[BEGIN Data in this exercise]
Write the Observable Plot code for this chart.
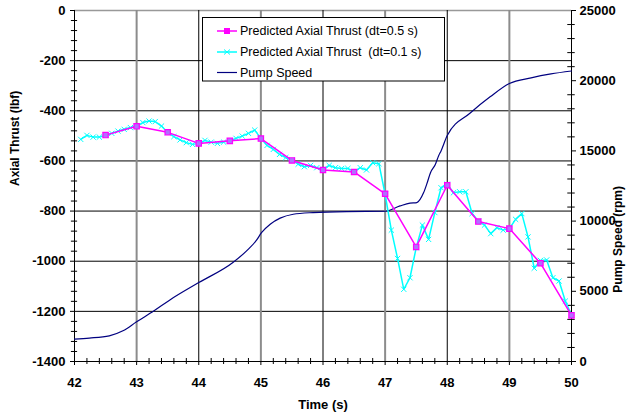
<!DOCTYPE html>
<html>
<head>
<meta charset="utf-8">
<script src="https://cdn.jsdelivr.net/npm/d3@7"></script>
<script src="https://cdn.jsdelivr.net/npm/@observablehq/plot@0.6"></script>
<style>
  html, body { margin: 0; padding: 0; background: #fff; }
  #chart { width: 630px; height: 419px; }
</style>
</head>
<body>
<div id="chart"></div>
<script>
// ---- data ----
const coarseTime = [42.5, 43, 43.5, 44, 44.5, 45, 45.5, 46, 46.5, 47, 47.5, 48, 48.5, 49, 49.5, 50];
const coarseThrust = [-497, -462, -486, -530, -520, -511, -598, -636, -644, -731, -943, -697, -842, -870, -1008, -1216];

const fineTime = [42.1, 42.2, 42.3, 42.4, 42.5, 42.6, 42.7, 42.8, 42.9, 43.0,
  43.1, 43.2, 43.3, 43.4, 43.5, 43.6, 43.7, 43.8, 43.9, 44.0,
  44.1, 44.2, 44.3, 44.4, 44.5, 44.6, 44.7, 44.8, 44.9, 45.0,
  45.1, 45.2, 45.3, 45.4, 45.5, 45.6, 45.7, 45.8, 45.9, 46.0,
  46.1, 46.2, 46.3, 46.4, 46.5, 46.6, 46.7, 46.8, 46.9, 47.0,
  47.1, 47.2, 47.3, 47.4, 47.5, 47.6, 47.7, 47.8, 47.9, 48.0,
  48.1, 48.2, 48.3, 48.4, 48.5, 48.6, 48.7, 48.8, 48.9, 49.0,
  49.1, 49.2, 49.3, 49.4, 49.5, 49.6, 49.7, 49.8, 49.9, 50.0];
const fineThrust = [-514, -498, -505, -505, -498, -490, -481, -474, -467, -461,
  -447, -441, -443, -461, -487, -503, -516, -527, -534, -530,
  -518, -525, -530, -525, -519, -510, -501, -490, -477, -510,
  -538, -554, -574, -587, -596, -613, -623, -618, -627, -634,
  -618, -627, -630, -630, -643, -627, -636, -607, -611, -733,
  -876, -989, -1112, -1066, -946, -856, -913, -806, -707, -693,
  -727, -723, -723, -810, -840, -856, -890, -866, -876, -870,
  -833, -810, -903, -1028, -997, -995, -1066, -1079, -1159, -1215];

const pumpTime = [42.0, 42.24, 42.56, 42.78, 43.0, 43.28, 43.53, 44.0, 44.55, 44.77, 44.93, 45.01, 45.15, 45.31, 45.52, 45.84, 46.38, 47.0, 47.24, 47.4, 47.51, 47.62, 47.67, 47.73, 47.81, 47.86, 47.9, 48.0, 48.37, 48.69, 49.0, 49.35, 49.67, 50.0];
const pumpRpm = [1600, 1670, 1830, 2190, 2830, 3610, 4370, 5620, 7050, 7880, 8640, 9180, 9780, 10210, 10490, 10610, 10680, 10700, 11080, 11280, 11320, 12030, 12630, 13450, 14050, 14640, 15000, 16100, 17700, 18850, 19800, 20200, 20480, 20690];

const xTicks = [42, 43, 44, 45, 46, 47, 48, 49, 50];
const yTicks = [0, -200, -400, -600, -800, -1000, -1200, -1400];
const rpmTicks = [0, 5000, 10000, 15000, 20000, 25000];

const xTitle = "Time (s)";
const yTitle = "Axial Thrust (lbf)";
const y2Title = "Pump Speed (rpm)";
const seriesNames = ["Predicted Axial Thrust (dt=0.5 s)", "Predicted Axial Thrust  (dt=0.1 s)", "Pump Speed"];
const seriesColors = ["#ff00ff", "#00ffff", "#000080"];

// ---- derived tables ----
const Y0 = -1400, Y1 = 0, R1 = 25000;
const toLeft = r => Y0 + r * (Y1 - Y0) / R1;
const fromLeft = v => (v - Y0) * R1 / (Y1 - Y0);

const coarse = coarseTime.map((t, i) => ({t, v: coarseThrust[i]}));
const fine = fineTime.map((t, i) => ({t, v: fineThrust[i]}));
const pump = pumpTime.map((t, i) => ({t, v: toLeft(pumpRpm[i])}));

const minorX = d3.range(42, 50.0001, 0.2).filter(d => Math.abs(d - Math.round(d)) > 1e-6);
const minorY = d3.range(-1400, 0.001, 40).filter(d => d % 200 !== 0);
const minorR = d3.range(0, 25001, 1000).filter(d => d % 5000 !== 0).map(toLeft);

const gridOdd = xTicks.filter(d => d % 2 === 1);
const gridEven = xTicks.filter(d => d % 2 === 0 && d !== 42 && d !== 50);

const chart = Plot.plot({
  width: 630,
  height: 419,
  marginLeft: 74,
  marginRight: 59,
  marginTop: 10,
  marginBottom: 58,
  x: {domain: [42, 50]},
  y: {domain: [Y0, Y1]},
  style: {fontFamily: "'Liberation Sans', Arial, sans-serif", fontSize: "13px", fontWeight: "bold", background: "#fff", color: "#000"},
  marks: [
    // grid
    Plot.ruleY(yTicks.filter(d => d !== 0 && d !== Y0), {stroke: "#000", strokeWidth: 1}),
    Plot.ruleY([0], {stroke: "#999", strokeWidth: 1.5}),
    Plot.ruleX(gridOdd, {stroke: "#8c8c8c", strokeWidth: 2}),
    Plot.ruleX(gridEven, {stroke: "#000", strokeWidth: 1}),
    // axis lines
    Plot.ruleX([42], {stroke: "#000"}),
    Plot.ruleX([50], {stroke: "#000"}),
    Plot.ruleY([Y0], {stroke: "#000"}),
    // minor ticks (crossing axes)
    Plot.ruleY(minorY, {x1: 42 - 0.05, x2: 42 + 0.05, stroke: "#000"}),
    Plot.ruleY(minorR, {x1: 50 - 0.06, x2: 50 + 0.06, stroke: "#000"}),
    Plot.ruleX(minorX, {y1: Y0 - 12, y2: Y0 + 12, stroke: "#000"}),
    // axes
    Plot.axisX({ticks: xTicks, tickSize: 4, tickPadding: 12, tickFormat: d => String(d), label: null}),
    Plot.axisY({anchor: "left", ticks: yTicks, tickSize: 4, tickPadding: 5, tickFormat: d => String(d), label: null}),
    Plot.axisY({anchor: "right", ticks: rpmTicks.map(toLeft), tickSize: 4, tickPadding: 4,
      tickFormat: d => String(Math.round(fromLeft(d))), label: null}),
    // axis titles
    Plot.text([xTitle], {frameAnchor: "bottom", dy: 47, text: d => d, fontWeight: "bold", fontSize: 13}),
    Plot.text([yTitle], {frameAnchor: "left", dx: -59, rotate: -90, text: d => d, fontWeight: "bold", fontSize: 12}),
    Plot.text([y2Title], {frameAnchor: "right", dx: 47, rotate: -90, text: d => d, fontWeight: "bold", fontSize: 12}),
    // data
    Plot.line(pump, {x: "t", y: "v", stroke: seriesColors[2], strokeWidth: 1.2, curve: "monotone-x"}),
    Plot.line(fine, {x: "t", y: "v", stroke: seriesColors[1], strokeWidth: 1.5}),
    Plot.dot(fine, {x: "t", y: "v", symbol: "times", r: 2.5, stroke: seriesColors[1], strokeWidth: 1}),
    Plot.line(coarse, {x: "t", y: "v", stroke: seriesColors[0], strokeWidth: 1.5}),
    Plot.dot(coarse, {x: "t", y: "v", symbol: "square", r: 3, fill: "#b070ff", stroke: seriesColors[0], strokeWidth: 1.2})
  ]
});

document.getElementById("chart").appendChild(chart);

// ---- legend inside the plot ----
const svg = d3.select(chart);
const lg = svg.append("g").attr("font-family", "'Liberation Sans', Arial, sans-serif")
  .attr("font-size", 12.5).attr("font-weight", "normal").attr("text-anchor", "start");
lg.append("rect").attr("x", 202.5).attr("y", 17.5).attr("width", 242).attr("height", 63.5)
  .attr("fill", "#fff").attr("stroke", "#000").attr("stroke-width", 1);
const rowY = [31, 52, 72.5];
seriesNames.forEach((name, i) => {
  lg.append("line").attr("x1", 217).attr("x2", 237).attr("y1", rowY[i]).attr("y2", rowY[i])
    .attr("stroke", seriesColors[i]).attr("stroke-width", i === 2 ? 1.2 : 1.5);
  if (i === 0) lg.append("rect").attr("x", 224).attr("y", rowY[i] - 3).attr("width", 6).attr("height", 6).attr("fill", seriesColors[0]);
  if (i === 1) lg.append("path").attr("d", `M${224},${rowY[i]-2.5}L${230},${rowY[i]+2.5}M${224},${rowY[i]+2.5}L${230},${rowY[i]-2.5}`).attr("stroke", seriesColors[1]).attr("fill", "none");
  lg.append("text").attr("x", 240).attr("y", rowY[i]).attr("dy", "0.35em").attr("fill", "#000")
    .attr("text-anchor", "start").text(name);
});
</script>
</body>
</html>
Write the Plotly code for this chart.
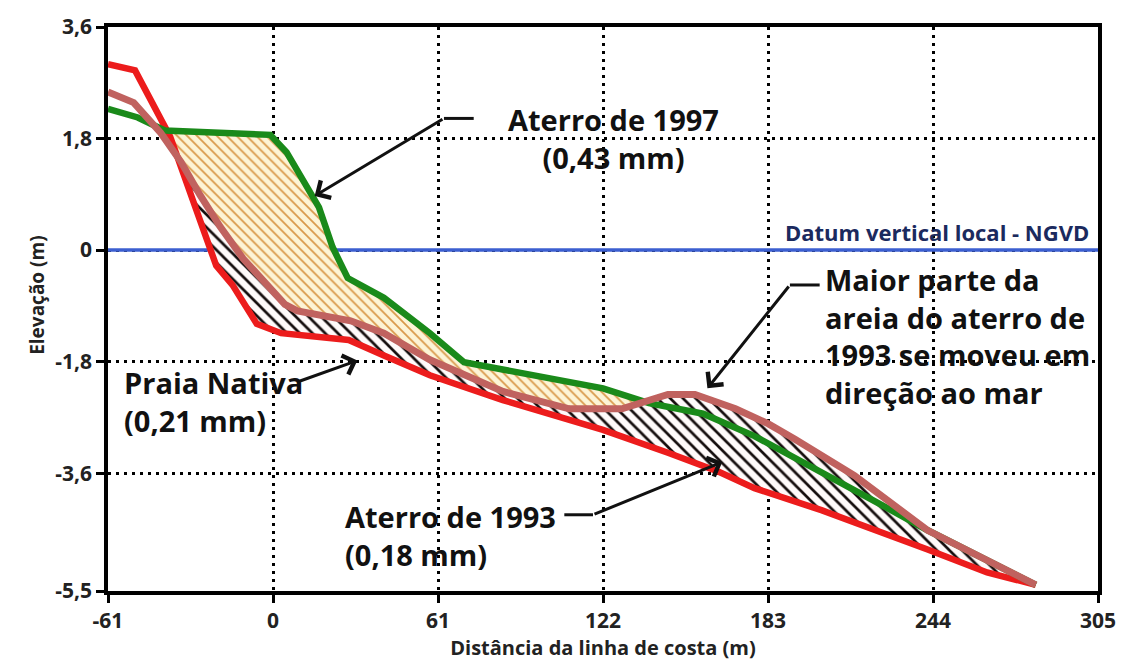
[END Data in this exercise]
-- Task statement --
Pull every line containing "Write" from the material above.

-- Exercise response --
Write the Observable Plot code for this chart.
Write the Plotly code for this chart.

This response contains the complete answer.